Most of the mainstream machine learning (ML) frameworks (e.g., Tensorflow, PyTorch, MXNet),
who use NVIDIA GPUs to accelerate performance, eventually call into well-optimized
CUDA kernels in libraries such as cuBLAS and cuDNN. One way to view these frameworks
is that they are wrappers that provide APIs in high-level programming language
(e.g., Python) around operator implementations in low-level CUDA code (e.g., matrix
multiplication in cuBLAS, dropout in cuDNN). Therefore, operators that are available
in these frameworks are completely determined by the software libraries, and programmers
are restricted to use those operators when implementing their ML models.

However, this is not the most efficient way, and one example is operator fusion,
i.e. instead of implementing a new operator at the Python level using multiple
existing operators, fuse them first at the CUDA kernel level and bubble the resulting
kernel up to the Python level as a new operator. Previous work by Jeremy Appleyard
et al. has shown that performance can be improved by using operator fusion due to
better cache locality and reduced overhead of launching GPU threads.
More broadly, compiler optimization techniques can be applied to generate kernel
dynamically targeted at a given ML model for performance improvement.

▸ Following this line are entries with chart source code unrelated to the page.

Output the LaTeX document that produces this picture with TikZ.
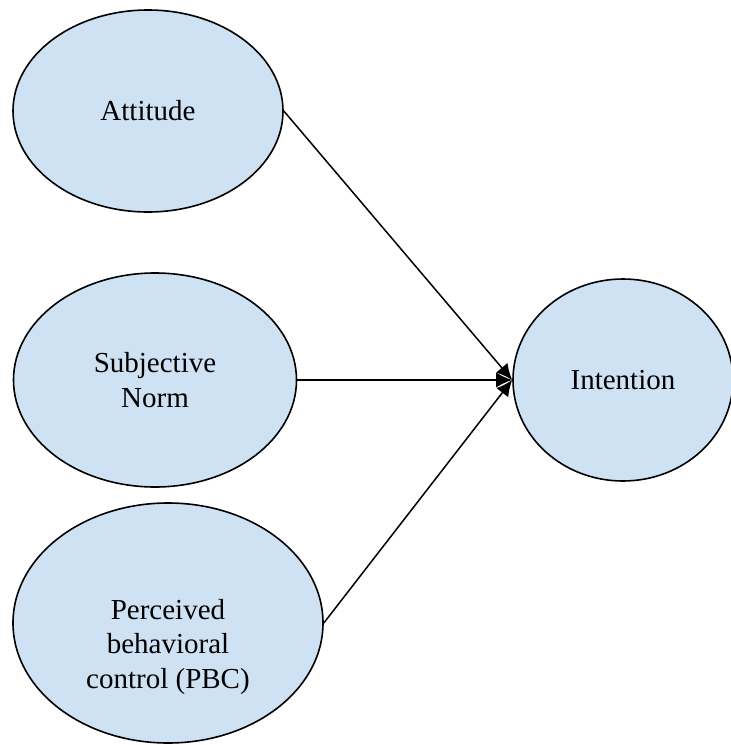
\documentclass[tikz,border=0pt]{standalone}
\usepackage{fontspec}
\setmainfont{Liberation Serif}
\usepackage{xcolor}
\usepackage{tikz}
\usetikzlibrary{shapes.geometric,arrows.meta}
\definecolor{ovalblue}{RGB}{207,226,243}
\tikzset{
  oval/.style={ellipse, draw=black, line width=1.6pt, fill=ovalblue,
    inner sep=0pt, align=center, font=\fontsize{29}{34.5}\selectfont},
  lbl/.style={inner sep=0pt, align=center, font=\fontsize{29}{34.5}\selectfont}
}

\begin{document}
\begin{tikzpicture}[x=1pt, y=-1pt, >={Latex[length=16pt,width=15pt]}, line width=1.5pt]
    \useasboundingbox (0,0) rectangle (731,745);

    % Factores
    \node[oval, minimum width=270pt, minimum height=202pt] (att) at (148,111) {Attitude};
    \node[oval, minimum width=283pt, minimum height=214pt] (sn) at (155,380) {Subjective\\Norm};
    \node[oval, minimum width=310pt, minimum height=240pt] (pbc) at (168,623) {};
    \node[lbl] (pbctxt) at (168,647) {Perceived\\behavioral\\control (PBC)};

    % Resultado
    \node[oval, minimum width=220pt, minimum height=202pt] (int) at (623,380) {Intention};

    % Flechas hacia la intencion
    \draw[->] (att.east) -- (int.west);
    \draw[->] (sn.east) -- (int.west);
    \draw[->] (pbc.east) -- (int.west);
\end{tikzpicture}
\end{document}
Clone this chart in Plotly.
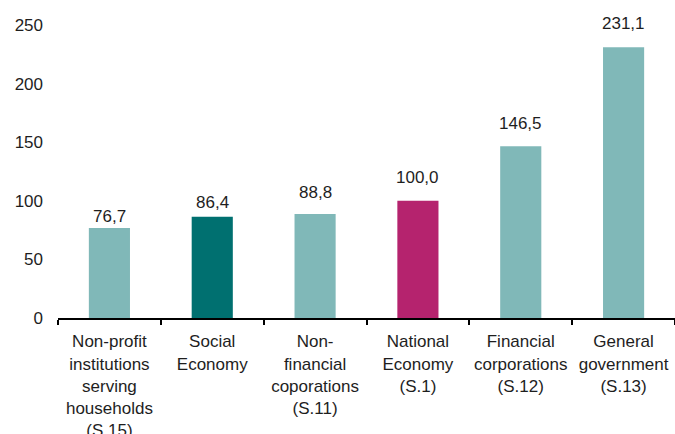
import plotly.graph_objects as go

# Sector labels and index values (National Economy = 100)
categories = [
    "Non-profit<br>institutions<br>serving<br>households<br>(S.15)",
    "Social<br>Economy",
    "Non-<br>financial<br>coporations<br>(S.11)",
    "National<br>Economy<br>(S.1)",
    "Financial<br>corporations<br>(S.12)",
    "General<br>government<br>(S.13)",
]
values = [76.7, 86.4, 88.8, 100.0, 146.5, 231.1]
bar_colors = ["#80b8b8", "#007070", "#80b8b8", "#b5236e", "#80b8b8", "#80b8b8"]
y_ticks = [0, 50, 100, 150, 200, 250]

# Vertical offset (px) of each value label above its bar
label_lift = [0, 3, 10, 12, 11, 12]

FONT = "Liberation Sans, Arial, sans-serif"
TEXT_COLOR = "#1e1e1e"

fig = go.Figure(
    go.Bar(
        x=categories,
        y=values,
        marker=dict(color=bar_colors, line=dict(width=0)),
        cliponaxis=False,
    )
)

# Value labels above the bars, using comma as decimal separator
for cat, val, lift in zip(categories, values, label_lift):
    fig.add_annotation(
        x=cat,
        y=val,
        text=f"{val:.1f}".replace(".", ","),
        showarrow=False,
        yanchor="bottom",
        yshift=lift,
        font=dict(family=FONT, size=17, color=TEXT_COLOR),
    )

fig.update_layout(
    width=675,
    height=434,
    margin=dict(l=58, r=0, t=25, b=116),
    paper_bgcolor="white",
    plot_bgcolor="white",
    bargap=0.6,
    showlegend=False,
    font=dict(family=FONT, size=17, color=TEXT_COLOR),
)

fig.update_xaxes(
    type="category",
    automargin=False,
    showline=True,
    linecolor="black",
    linewidth=2,
    ticks="outside",
    tickson="boundaries",
    ticklen=5,
    tickwidth=2,
    tickcolor="black",
    showgrid=False,
    tickangle=0,
    ticklabelstandoff=7,
    tickfont=dict(family=FONT, size=17, color=TEXT_COLOR),
)

fig.update_yaxes(
    range=[0, 250],
    tickvals=y_ticks,
    automargin=False,
    showgrid=False,
    zeroline=False,
    showline=False,
    ticks="",
    ticklabelstandoff=14,
    tickfont=dict(family=FONT, size=17, color=TEXT_COLOR),
)

fig.write_html("out.html")
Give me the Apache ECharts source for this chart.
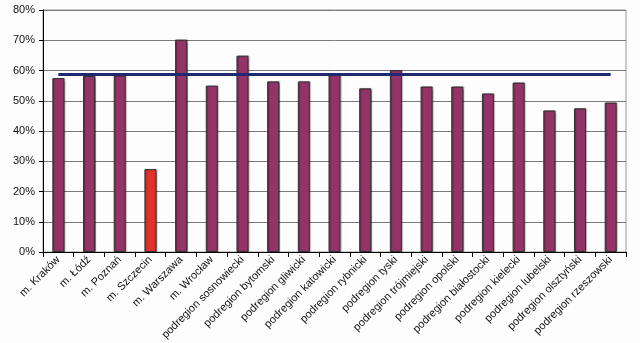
<!DOCTYPE html>
<html>
<head>
<meta charset="utf-8">
<script src="https://cdn.jsdelivr.net/npm/echarts@6/dist/echarts.min.js"></script>
<style>
html,body{margin:0;padding:0;background:#fcfdfc;}
#chart{width:640px;height:343px;}
</style>
</head>
<body>
<div id="chart"></div>
<script>
const categories = ["m. Kraków","m. Łódź","m. Poznań","m. Szczecin","m. Warszawa","m. Wrocław","podregion sosnowiecki","podregion bytomski","podregion gliwicki","podregion katowicki","podregion rybnicki","podregion tyski","podregion trójmiejski","podregion opolski","podregion białostocki","podregion kielecki","podregion lubelski","podregion olsztyński","podregion rzeszowski"];
const values = [57.5, 58.2, 58.4, 27.4, 70.2, 55.0, 64.9, 56.4, 56.4, 58.5, 54.1, 60.1, 54.7, 54.7, 52.4, 56.0, 46.8, 47.5, 49.4];
const averageValue = 58.6;
const highlighted = "m. Szczecin";
const yTicks = [0, 10, 20, 30, 40, 50, 60, 70, 80];

const chart = echarts.init(document.getElementById('chart'), null, {renderer: 'canvas'});
chart.setOption({
  backgroundColor: '#fcfdfc',
  animation: false,
  grid: {left: 43, right: 14, top: 10, bottom: 91, show: true, borderColor: '#999', borderWidth: 1, backgroundColor: 'transparent'},
  xAxis: {
    type: 'category',
    data: categories,
    boundaryGap: true,
    axisLine: {lineStyle: {color: '#000', width: 1}},
    axisTick: {show: true, alignWithLabel: false, length: 5, lineStyle: {color: '#000'}},
    axisLabel: {rotate: 45, interval: 0, fontFamily: 'Liberation Sans, Arial, sans-serif', fontSize: 11, color: '#111', margin: 6}
  },
  yAxis: {
    type: 'value',
    min: yTicks[0],
    max: yTicks[yTicks.length - 1],
    interval: 10,
    axisLine: {show: true, lineStyle: {color: '#000', width: 1}},
    axisTick: {show: true, length: 4, lineStyle: {color: '#000'}},
    axisLabel: {formatter: '{value}%', fontFamily: 'Liberation Sans, Arial, sans-serif', fontSize: 11, color: '#111', margin: 8},
    splitLine: {show: true, lineStyle: {color: '#7a7a7a', width: 1}}
  },
  series: [{
    type: 'bar',
    data: values,
    barWidth: 12,
    itemStyle: {
      color: function (p) { return p.name === highlighted ? '#e2302c' : '#933368'; },
      borderColor: '#333',
      borderWidth: 1,
      shadowColor: 'rgba(0,0,0,0.35)',
      shadowOffsetX: 1,
      shadowOffsetY: 0,
      shadowBlur: 1
    },
    markLine: {
      silent: true,
      symbol: ['none', 'none'],
      label: {show: false},
      lineStyle: {color: '#1f2a6e', width: 3, type: 'solid'},
      data: [[
        {coord: [categories[0], averageValue]},
        {coord: [categories[categories.length - 1], averageValue]}
      ]]
    }
  }]
});
</script>
</body>
</html>
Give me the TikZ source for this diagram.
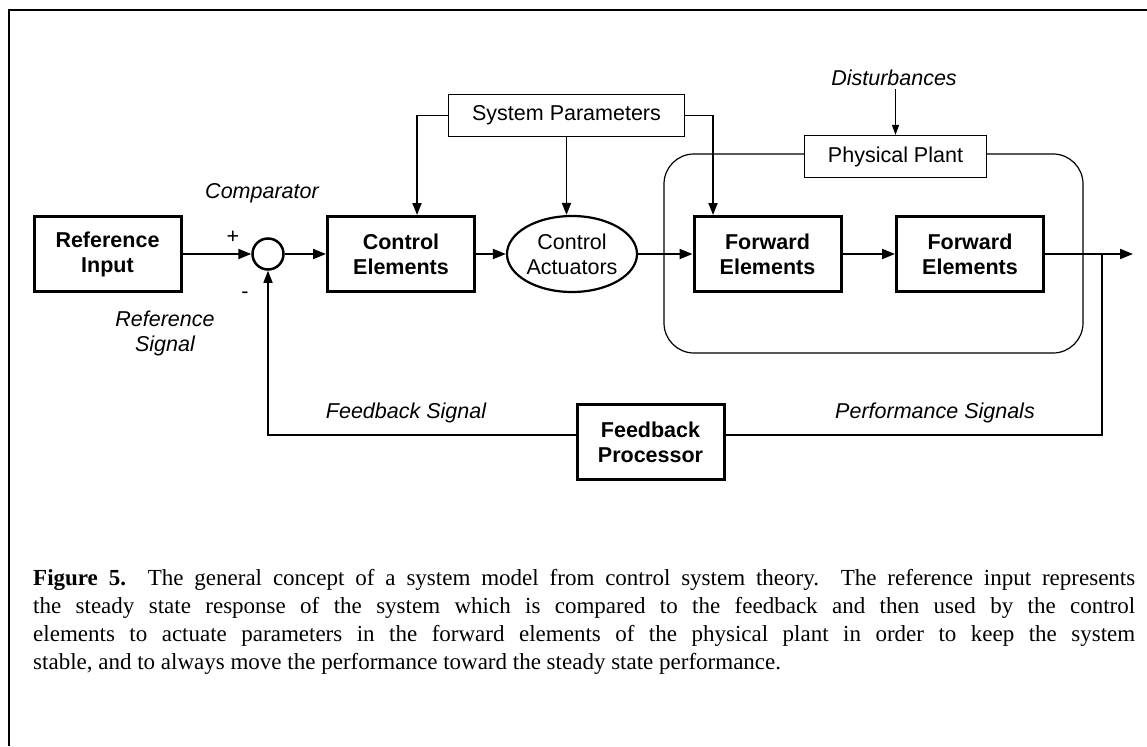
\documentclass[tikz,border=0pt]{standalone}
\usepackage{fontspec}
\setmainfont{Liberation Serif}
\setsansfont{Liberation Sans}
\usetikzlibrary{arrows.meta,shapes.geometric}

\begin{document}
\begin{tikzpicture}[x=1pt,y=-1pt,
	font=\sffamily\fontsize{21.5}{25}\selectfont,
	block/.style={draw, line width=3pt, minimum width=147pt, minimum height=75pt, inner sep=0pt, align=center, font=\sffamily\bfseries\fontsize{21.5}{25}\selectfont},
	tagbox/.style={draw, line width=1.2pt, minimum height=42pt, inner sep=0pt, fill=white},
	sidenote/.style={align=center, font=\sffamily\itshape\fontsize{21.5}{25}\selectfont},
	sig/.style={line width=2pt, -{Triangle[length=13pt,width=10pt]}},
	parline/.style={line width=1.8pt, -{Triangle[length=12pt,width=9pt]}},
	fbline/.style={line width=1.4pt},
	thinsig/.style={line width=1.4pt, -{Triangle[length=10pt,width=7pt]}}]
	\useasboundingbox (0,0) rectangle (1147,746);
	\draw[line width=1.6pt] (1147,10) -- (9,10) -- (9,746);
	\draw[line width=1.2pt, rounded corners=30pt] (664,154) rectangle (1083,353);
	\node[block] (refin) at (107.5,254) {Reference\\Input};
	\node[draw, circle, line width=2.5pt, minimum size=31pt, inner sep=0pt] (comp) at (268,254) {};
	\node[block] (ctrl) at (401,254) {Control\\Elements};
	\node[draw, ellipse, line width=2.2pt, minimum width=130pt, minimum height=76pt, inner sep=0pt, align=center] (act) at (572,254) {Control\\Actuators};
	\node[block] (fwd1) at (767.5,254) {Forward\\Elements};
	\node[block] (fwd2) at (970,254) {Forward\\Elements};
	\node[block] (fbproc) at (650.5,442) {Feedback\\Processor};
	\node[tagbox, minimum width=236pt] (sysp) at (566.5,115.5) {System Parameters};
	\node[tagbox, minimum width=182pt] (plantlbl) at (895.5,156.5) {Physical Plant};
	\node[sidenote] (dist) at (894,78) {Disturbances};
	\node[sidenote] (cmpr) at (262,193) {Comparator};
	\node (plus) at (233,237) {+};
	\node (minus) at (245,295) {-};
	\node[sidenote] (refsig) at (165,333) {Reference\\Signal};
	\node[sidenote] (fbsig) at (406,413) {Feedback Signal};
	\node[sidenote] (perfsig) at (935,413) {Performance Signals};
	\coordinate (tap) at (1102,254);
	\coordinate (out) at (1133,254);
	\draw[sig] (refin) -- (comp);
	\draw[sig] (comp) -- (ctrl);
	\draw[sig] (ctrl) -- (act);
	\draw[sig] (act) -- (fwd1);
	\draw[sig] (fwd1) -- (fwd2);
	\draw[sig] (fwd2) -- (out);
	\draw[fbline] (tap) |- ([yshift=7pt]fbproc.east);
	\draw[fbline, -{Triangle[length=12pt,width=9pt]}] ([yshift=7pt]fbproc.west) -| (comp);
	\draw[parline] (sysp.west) -| ([xshift=16pt]ctrl.north);
	\draw[parline] (sysp.south) -- (sysp.south |- act.north);
	\draw[parline] (sysp.east) -| ([xshift=-54.5pt]fwd1.north);
	\draw[thinsig] (plantlbl.north |- dist.south) -- (plantlbl.north);
	\node[anchor=north west, text width=1102pt, inner sep=0pt, align=justify, font=\rmfamily\fontsize{23}{28}\selectfont] (capt) at (33,569) {\textbf{Figure 5.}\ \ The general concept of a system model from control system theory.\ \ The reference input represents\linebreak the steady state response of the system which is compared to the feedback and then used by the control\linebreak elements to actuate parameters in the forward elements of the physical plant in order to keep the system\linebreak stable, and to always move the performance toward the steady state performance.};
\end{tikzpicture}
\end{document}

This presentation will cover the recent trend in ML compilers, including Halide,
TVM, Tensor Comprehensions, and Tensorflow XLA. We begin by providing motivating
examples why ML compilers can give us performance benefits compared with legacy
frameworks. We then discuss about each state-of-the-art compiler in details,
starting from Halide which first came out in 2013 as a language and compiler
that targets image processing pipelines. Finally, we wrap up our presentation
by providing possible future directions.